Nonetheless, there are algorithms which can solve $(*)$ and are proven to converge to a solution from any initial iterate. These algorithms are tractable since they rely on evaluating the forward-operators $T_1$ and $T_2$. It turns out that both $T_1$ and $T_2$ can be described by firmly nonexpansive operators, which exactly fits the nonlinear model described here. (see also here for an extrapolated feasibility algorithm and or here for an extension incase the operators are poorly modeled).
Anyhow, using the modeling and results from this series of papers gives you the following recovery. Thanks for reading, and rock on!

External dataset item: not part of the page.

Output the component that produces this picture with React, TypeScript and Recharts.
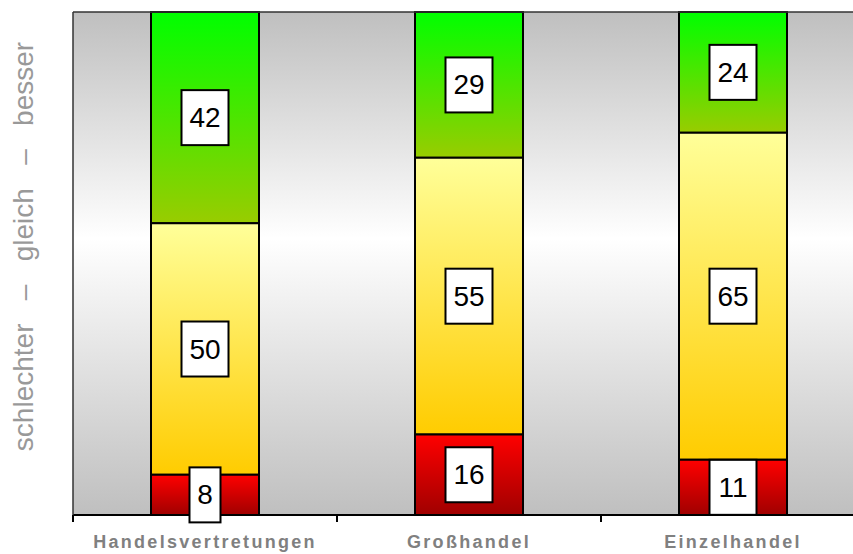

A few implementation notes and random comments:
- If there are no solutions to the inverse problem $(*)$ (e.g., we got the frequency range incorrect, or we incorrectly estimated the echo delay), I would recommend using the algorithm from this paper. It is proven to converge under very mild conditions, even if $(*)$ has no solutions. The point we converge to solves a relaxation of $(*)$. For this specific audio problem, since the hypercube $[-1,1]^N$ is bounded, the algorithm in the paper above is guaranteed to converge.
- To handle the hard constraint $x\in[-1,1]^N$, we have a few options -- one could just rely on the projector which is easily computed. However, if for your problem it's expensive (or impossible) to compute the projection, you can also use a subgradient projector, which is sortof like a subgradient descent-step. These are quite useful if you have hard constraints described by convex lower semicontinuous inequalities, as was done in this article.
- The convergence proof for these algorithms relies heavily on the fact that these nonlinearities are firmly nonexpansive. This is a rather broad class of nonlinear operators which we can use to mathematically model a variety of nonlinearities cropping up in the wild. In fact, even if your operator fails to be firmly nonexpansive, you may be able to solve your problem using the notion of proxification. In short, sometimes by "gluing" discontinuities, rescaling, and applying the occasional adjoint, one can artificially create a firmly nonexpansive operator which equivalently encodes your nonlinear equation.